Mar 15 2010
William Gropp, the Paul and Cynthia Saylor Professor of Computer Science at the University of Illinois at Urbana-Champaign has been awarded the 2010 IEEE Medal for Excellence in Scalable Computing by the IEEE Technical Committee on Scalable Computing (TCSC). Prof. Gropp was honored for “outstanding contributions to the development of the Message Passing Interface (MPI), scalable implementation of MPI (MPICH-1 and MPICH2), domain decomposition algorithms, and scalable tools for the parallel numerical solution of PDEs (PETSc library).”
The IEEE TCSC Medal for Excellence in Scalable Computing was established in 2008 to recognize significant and sustained contributions to the scalable computing community through the IEEE Technical Committee on Scalable Computing (TCSC), coupled with an outstanding record of high quality and high impact research.
“Bill Gropp has been a major influence on the field of high performance parallel computing, and has made vital contributions that solve some of the most pressing issues in science and computing,” said professor Rob A. Rutenbar, the Abel Bliss Professor of Engineering and computer science department head. “We are pleased and proud that he has received this prestigious recognition of his work.”

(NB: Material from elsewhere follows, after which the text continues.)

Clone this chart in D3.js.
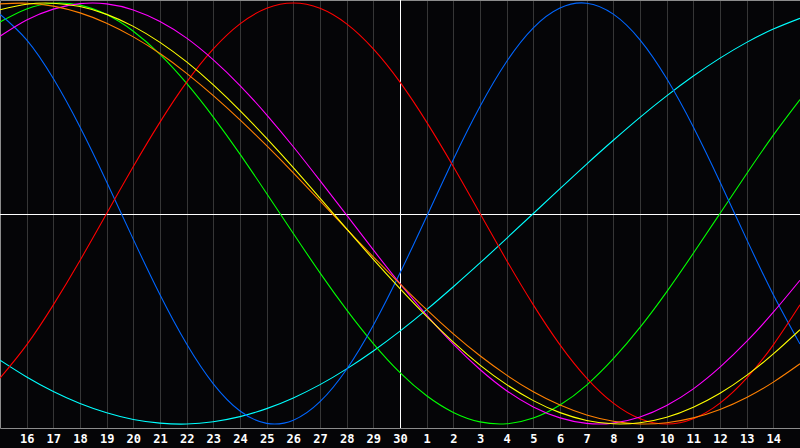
<!DOCTYPE html>
<html>
<head>
<meta charset="utf-8">
<script src="https://d3js.org/d3.v7.min.js"></script>
<style>
  html, body { margin: 0; padding: 0; background: #050507; }
  svg { display: block; }
</style>
</head>
<body>
<div id="canvas"></div>
<script>
// day labels under each gridline (index 1..29), index 0 and 30 are the 15th
var dayLabels = [16, 17, 18, 19, 20, 21, 22, 23, 24, 25, 26, 27, 28, 29, 30,
                 1, 2, 3, 4, 5, 6, 7, 8, 9, 10, 11, 12, 13, 14];

// one value per day, index 0..30 (-1 .. 1)
var blueVals = [0.947, 0.825, 0.641, 0.411, 0.150, -0.123, -0.386, -0.620, -0.809,
  -0.938, -0.997, -0.982, -0.894, -0.740, -0.531, -0.283, -0.014, 0.257, 0.508, 0.722,
  0.882, 0.976, 0.999, 0.947, 0.825, 0.641, 0.411, 0.150, -0.123, -0.386, -0.620];
var redVals = [-0.782, -0.624, -0.434, -0.223, 0.000, 0.223, 0.434, 0.624, 0.782,
  0.901, 0.975, 1.000, 0.975, 0.901, 0.782, 0.624, 0.434, 0.223, 0.000, -0.223, -0.434,
  -0.624, -0.782, -0.901, -0.975, -1.000, -0.975, -0.901, -0.782, -0.624, -0.434];
var cyanVals = [-0.697, -0.777, -0.846, -0.903, -0.947, -0.979, -0.996, -1.000, -0.989,
  -0.965, -0.927, -0.876, -0.813, -0.738, -0.653, -0.559, -0.457, -0.348, -0.235, -0.118,
  0.000, 0.118, 0.235, 0.348, 0.457, 0.559, 0.653, 0.738, 0.813, 0.876, 0.927];
var greenVals = [0.910, 0.972, 0.999, 0.990, 0.945, 0.866, 0.756, 0.618, 0.458, 0.282,
  0.095, -0.095, -0.282, -0.458, -0.618, -0.756, -0.866, -0.945, -0.990, -0.999, -0.972,
  -0.910, -0.815, -0.690, -0.541, -0.372, -0.189, 0.000, 0.189, 0.372, 0.541];
var magentaVals = [0.842, 0.919, 0.971, 0.997, 0.996, 0.967, 0.912, 0.833, 0.730, 0.608,
  0.469, 0.317, 0.156, -0.008, -0.173, -0.333, -0.483, -0.621, -0.741, -0.842, -0.919,
  -0.971, -0.997, -0.996, -0.967, -0.912, -0.833, -0.730, -0.608, -0.469, -0.317];
var yellowVals = [0.968, 0.994, 0.999, 0.983, 0.946, 0.889, 0.813, 0.720, 0.611, 0.489,
  0.357, 0.218, 0.073, -0.073, -0.218, -0.357, -0.489, -0.611, -0.720, -0.813, -0.889,
  -0.946, -0.983, -0.999, -0.994, -0.968, -0.920, -0.854, -0.769, -0.667, -0.552];
var orangeVals = [0.996, 0.999, 0.985, 0.953, 0.904, 0.839, 0.760, 0.666, 0.560, 0.445,
  0.322, 0.193, 0.060, -0.074, -0.206, -0.334, -0.457, -0.572, -0.676, -0.768, -0.847,
  -0.910, -0.957, -0.987, -1.000, -0.994, -0.971, -0.931, -0.874, -0.801, -0.714];

var series = [
  { name: "cyan", color: "#00ffff", values: cyanVals },
  { name: "green", color: "#00ff00", values: greenVals },
  { name: "blue", color: "#0066ff", values: blueVals },
  { name: "red", color: "#ff0000", values: redVals },
  { name: "magenta", color: "#ff00ff", values: magentaVals },
  { name: "orange", color: "#ff8000", values: orangeVals },
  { name: "yellow", color: "#ffff00", values: yellowVals }
];

var width = 800, height = 448;
var plotH = 428;

var svg = d3.select("#canvas")
  .append("svg")
    .attr("width", width)
    .attr("height", height);

svg.append("rect")
  .attr("width", width)
  .attr("height", height)
  .attr("fill", "#050507");

var x = d3.scaleLinear().domain([0, 30]).range([0, width]);
var y = d3.scaleLinear().domain([-1, 1]).range([424, 3]);

var crisp = function(v) { return Math.round(v) + 0.5; };

// day gridlines
var gridIdx = d3.range(1, 30).filter(function(i) { return i !== 15; });
svg.append("g")
  .selectAll("line")
  .data(gridIdx)
  .enter()
  .append("line")
    .attr("x1", function(d) { return crisp(x(d)); })
    .attr("x2", function(d) { return crisp(x(d)); })
    .attr("y1", 0)
    .attr("y2", plotH)
    .attr("stroke", "#363636")
    .attr("stroke-width", 1);

// frame (top, left, bottom)
svg.append("path")
  .attr("d", "M800,0.5H0.5V" + (plotH + 0.5) + "H800")
  .attr("fill", "none")
  .attr("stroke", "#8c8c8c")
  .attr("stroke-width", 1);

// centre cross
svg.append("line")
  .attr("x1", crisp(x(15))).attr("x2", crisp(x(15)))
  .attr("y1", 0).attr("y2", plotH)
  .attr("stroke", "#ffffff");
svg.append("line")
  .attr("x1", 0).attr("x2", width)
  .attr("y1", crisp(y(0))).attr("y2", crisp(y(0)))
  .attr("stroke", "#ffffff");

// curves
var line = d3.line()
  .x(function(d, i) { return x(i); })
  .y(function(d) { return y(d); })
  .curve(d3.curveNatural);

svg.append("g")
  .selectAll("path")
  .data(series)
  .enter()
  .append("path")
    .attr("d", function(d) { return line(d.values); })
    .attr("fill", "none")
    .attr("stroke", function(d) { return d.color; })
    .attr("stroke-width", 1.1);

// day labels
var axis = d3.axisBottom(x)
  .tickValues(d3.range(1, 30))
  .tickSize(0)
  .tickPadding(0)
  .tickFormat(function(d) { return dayLabels[d - 1]; });

var ax = svg.append("g")
  .attr("transform", "translate(0," + 434 + ")")
  .call(axis);
ax.select(".domain").remove();
ax.selectAll("text")
  .attr("fill", "#ffffff")
  .attr("dy", "0.72em")
  .style("font-family", "'DejaVu Sans Mono', monospace")
  .style("font-weight", "bold")
  .style("font-size", "12px");
</script>
</body>
</html>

Gropp’s career has been characterized by his ability to work both the architecture and application sides of the HPC equation, advancing high performance parallel computing, with particular emphasis on its role in scientific computing.
Gropp’s research interests are in parallel computing, software for scientific computing, and numerical methods for partial differential equations. His work investigates methods for combining numerical analysis techniques with parallel processing techniques to form solutions appropriate for execution on modern computing systems. His research also addresses issues such as scalability and hierarchical memory models in parallel computers.
Gropp played a major role in creating the MPI, the standard interprocessor communication interface for large-scale parallel computers. Gropp is also co-author of MPICH, one of the most influential MPI implementations to date, and co-wrote two books on MPI: Using MPI and Using MPI2. He also co-authored the Portable Extensible Toolkit for Scientific Computation (PETSc), one of the leading packages for scientific computing on highly parallel computers.
Among his other accomplishments, Gropp developed adaptive mesh refinement and domain decomposition methods with a focus on scalable parallel algorithms, and discussed these algorithms and their application in the book he co-authored, Domain Decomposition: Parallel Multilevel Methods for Elliptic Partial Differential Equations.
Gropp is involved in several other advanced computing projects, including performance modeling, data structure modification for ultra-high-performance computers, and development of component-based software to promote interoperability among numerical toolkits.
Gropp serves as co-principal investigator for Blue Waters, a project at the National Center for Supercomputing Applications to build the first sustained-petascale resource for open scientific computing. Gropp also serves as deputy director for research at the Institute for Advanced Computing Applications and Technology at Illinois.
Gropp is a member of the National Academy of Engineering, a fellow of the ACM and IEEE, has received the IEEE Computer Society Sidney Fernbach Award honoring innovative uses of high performance computing in problem solving, has received two R&D 100 awards, and was named the inaugural HPC Community Leader by insideHPC.com.